Monday, August 20, 2007

TRYING TO MAKE CONTACT

Well, I did a little experiment of contacting 16 (of 19) Kinship Care programs in one State (with over75,000 kinship care families). I got the telephone list from a statewide University extension office that maintains a Central Kinship Care program. Very interesting. Several of the calls represent agencies that are trying to maintain programs on quickly disappearing budgets. They range from Commission on Aging, Area Agency on Aging, Community Mental Health, local university extension office, one Christian organization, and slim contracts from Department of Human Services ("I only work one day a week on the Kinship care program, please call back on Monday").

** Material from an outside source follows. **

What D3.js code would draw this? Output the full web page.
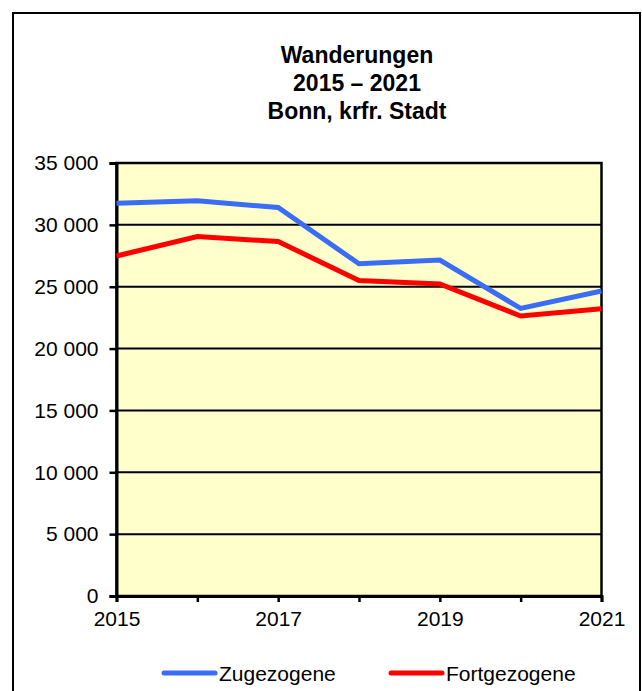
<!DOCTYPE html>
<html>
<head>
<meta charset="utf-8">
<script src="https://cdn.jsdelivr.net/npm/d3@7"></script>
<style>
  html, body { margin: 0; padding: 0; background: #ffffff; }
  svg { display: block; font-family: "Liberation Sans", Arial, sans-serif; }
</style>
</head>
<body>
<svg id="chart" width="642" height="691"></svg>
<script>
// Wanderungen Bonn 2015–2021
const titleLines = ["Wanderungen", "2015 \u2013 2021", "Bonn, krfr. Stadt"];
const years = [2015, 2016, 2017, 2018, 2019, 2020, 2021];
const zugezogene = [31750, 31950, 31400, 26850, 27150, 23250, 24650];
const fortgezogene = [27480, 29050, 28650, 25500, 25220, 22630, 23220];
const yTicks = [0, 5000, 10000, 15000, 20000, 25000, 30000, 35000];
const xTickLabels = [2015, 2017, 2019, 2021];
const seriesNames = ["Zugezogene", "Fortgezogene"];
const seriesColors = ["#3a6cf6", "#ff0000"];

const svg = d3.select("#chart");
const margin = { left: 116.5, right: 601.5, top: 163, bottom: 596 };
const labelFont = "Liberation Sans, Arial, sans-serif";

// outer frame
svg.append("rect")
  .attr("x", 13).attr("y", 13)
  .attr("width", 627).attr("height", 700)
  .attr("fill", "none").attr("stroke", "#000").attr("stroke-width", 2);

// title
const title = svg.append("text")
  .attr("text-anchor", "middle")
  .attr("font-weight", "bold")
  .attr("font-size", 23)
  .attr("fill", "#000");
titleLines.forEach((t, i) => {
  title.append("tspan").attr("x", 357).attr("y", 63 + i * 28).text(t);
});

const x = d3.scaleLinear().domain([2015, 2021]).range([margin.left, margin.right]);
const y = d3.scaleLinear().domain([0, 35000]).range([margin.bottom, margin.top]);

// plot background
svg.append("rect")
  .attr("x", margin.left).attr("y", margin.top)
  .attr("width", margin.right - margin.left)
  .attr("height", margin.bottom - margin.top)
  .attr("fill", "#ffffcc");

// horizontal gridlines
svg.append("g")
  .selectAll("line")
  .data(yTicks.filter(v => v > 0 && v < 35000))
  .join("line")
  .attr("x1", margin.left).attr("x2", margin.right)
  .attr("y1", d => y(d)).attr("y2", d => y(d))
  .attr("stroke", "#000").attr("stroke-width", 2);

// plot border
svg.append("rect")
  .attr("x", margin.left).attr("y", margin.top)
  .attr("width", margin.right - margin.left)
  .attr("height", margin.bottom - margin.top)
  .attr("fill", "none").attr("stroke", "#000").attr("stroke-width", 2.5);

const fmt = v => d3.format(",")(v).replace(/,/g, " ");

// y axis
const yAxis = svg.append("g")
  .attr("transform", `translate(${margin.left},0)`)
  .call(d3.axisLeft(y).tickValues(yTicks).tickFormat(fmt).tickSize(7).tickPadding(11));
yAxis.select(".domain").attr("stroke", "#000").attr("stroke-width", 3);
yAxis.selectAll(".tick line").attr("stroke", "#000").attr("stroke-width", 2.5);
yAxis.selectAll(".tick text")
  .attr("font-size", 21).attr("font-family", labelFont).attr("fill", "#000");

// x axis
const xAxis = svg.append("g")
  .attr("transform", `translate(0,${margin.bottom})`)
  .call(d3.axisBottom(x).tickValues(years)
    .tickFormat(d => xTickLabels.includes(d) ? String(d) : "")
    .tickSize(6).tickPadding(9));
xAxis.select(".domain").attr("stroke", "#000").attr("stroke-width", 3);
xAxis.selectAll(".tick line").attr("stroke", "#000").attr("stroke-width", 2.5);
xAxis.selectAll(".tick text")
  .attr("font-size", 21).attr("font-family", labelFont).attr("fill", "#000");

// series lines
const line = d3.line().x((d, i) => x(years[i])).y(d => y(d));
[zugezogene, fortgezogene].forEach((vals, k) => {
  svg.append("path")
    .datum(vals)
    .attr("d", line)
    .attr("fill", "none")
    .attr("stroke", seriesColors[k])
    .attr("stroke-width", 5)
    .attr("stroke-linejoin", "miter");
});

// legend
const legendX = [164, 391];
const legendY = 673;
seriesNames.forEach((name, k) => {
  const g = svg.append("g");
  g.append("line")
    .attr("x1", legendX[k]).attr("x2", legendX[k] + 51)
    .attr("y1", legendY).attr("y2", legendY)
    .attr("stroke", seriesColors[k]).attr("stroke-width", 5)
    .attr("stroke-linecap", "round");
  g.append("text")
    .attr("x", legendX[k] + 55).attr("y", legendY + 7.5)
    .attr("font-size", 21).attr("fill", "#000")
    .text(name);
});
</script>
</body>
</html>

Of the 16 I was only able to actually speak with 2 people, left messages for most of the rest, two were disconnected numbers. Since the 1980's when the trend to place children with relatives to help relieve the pressure on the Foster Care system, relatives have become the placement of choice for tens of thousands of families. Just as many families voluntarily care for related children. These families are providing a significant service to the children as well as the helping systems that are relieved of significant financial support of the children. When families take on the extra care of traumatized children in their family a number of critical issues become part of the burden - medical care, school, counseling in many cases, court appointments, legal involvement. For these families it is not just an extra plate at the dinner table. Yet when the families seek help they are more likely to find voice mail, restricted programming, or no help at all.
The relatives, especially grandparents, who rescue the children are the unheralded heroes of our collective village.